Indeed, when finance director Paul Harrison finally delivers the preliminary results on Tuesday, he will have been at considerable pains to integrate all the acquisitions made this year.
A quick look at the list of Sage press releases shows the company’s executives to be very hungry indeed for growth through acquisition. Grupo SP in Spain in October and Softline in South Africa in September. In July it was Timberline in the US and the Concept Group in France in January.
That is a lot of companies and this will need to be reflected in the results in some form. No small task for the Sage group FD and his finance team.
Given that acquisition is so central to Sage’s strategy, it must be a full-time job for Harrison to integrate new companies, work out the implications of exchange rate fluctuations and provide the support and analysis needed as the company constantly goes through due diligence procedures before making the decision to buy.
It’s important that the results show that the strategy is paying off.
Even if the company is expected to show group profits of £151m, analysts will be looking at the balance sheet and the relationship between liabilities and assets. The 2002 annual report showed that the company owed creditors £157m although total assets topped £900m.
Those relationships are unlikely to have changed much.
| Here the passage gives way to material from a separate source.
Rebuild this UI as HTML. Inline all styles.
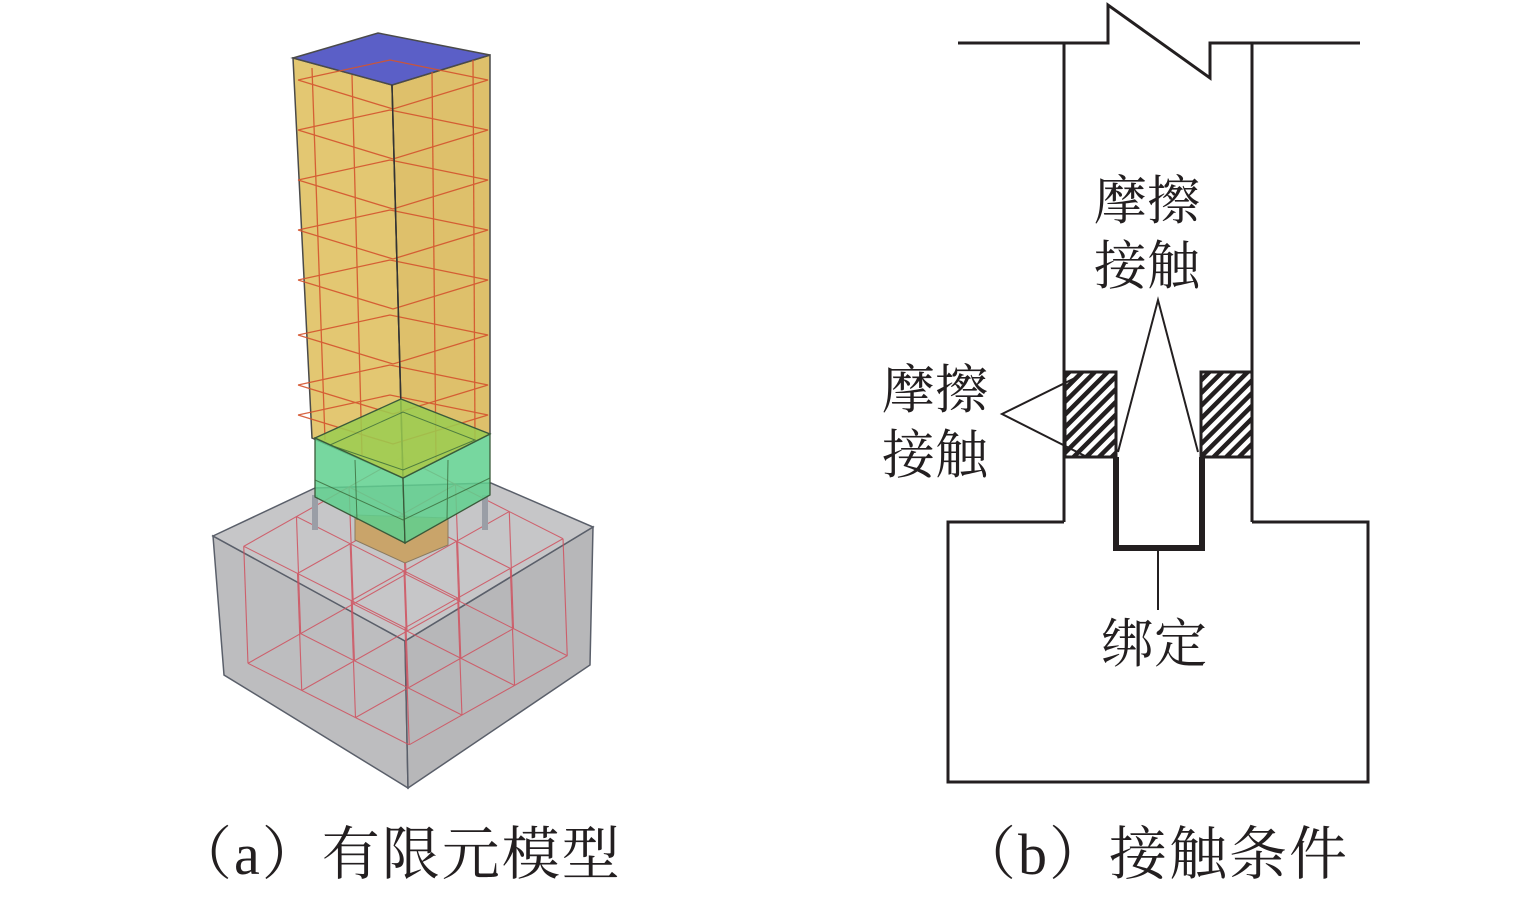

And as long as the company’s debt position doesn’t change, analysts and shareholders will have no need to panic. Indeed, in 2002 the earnings before interest, tax, depreciation and amortisation ratio stood at 0.8. If that hasn’t worsened, everyone will be feeling comfortable.
The things likely to really bother those with interests in Sage are beyond the influence of the FD, such as the loss of key management personnel.
In April, it was revealed that founding father and UK MD Graham Wylie was leaving to set up his own company selling Sage products.
The share price dropped 4% at the time to 174.5p. These days it’s around the 178p mark.
That said, the company is driven globally by chief executive Paul Walker and chairman Michael Jackson. They continue to run a tight ship.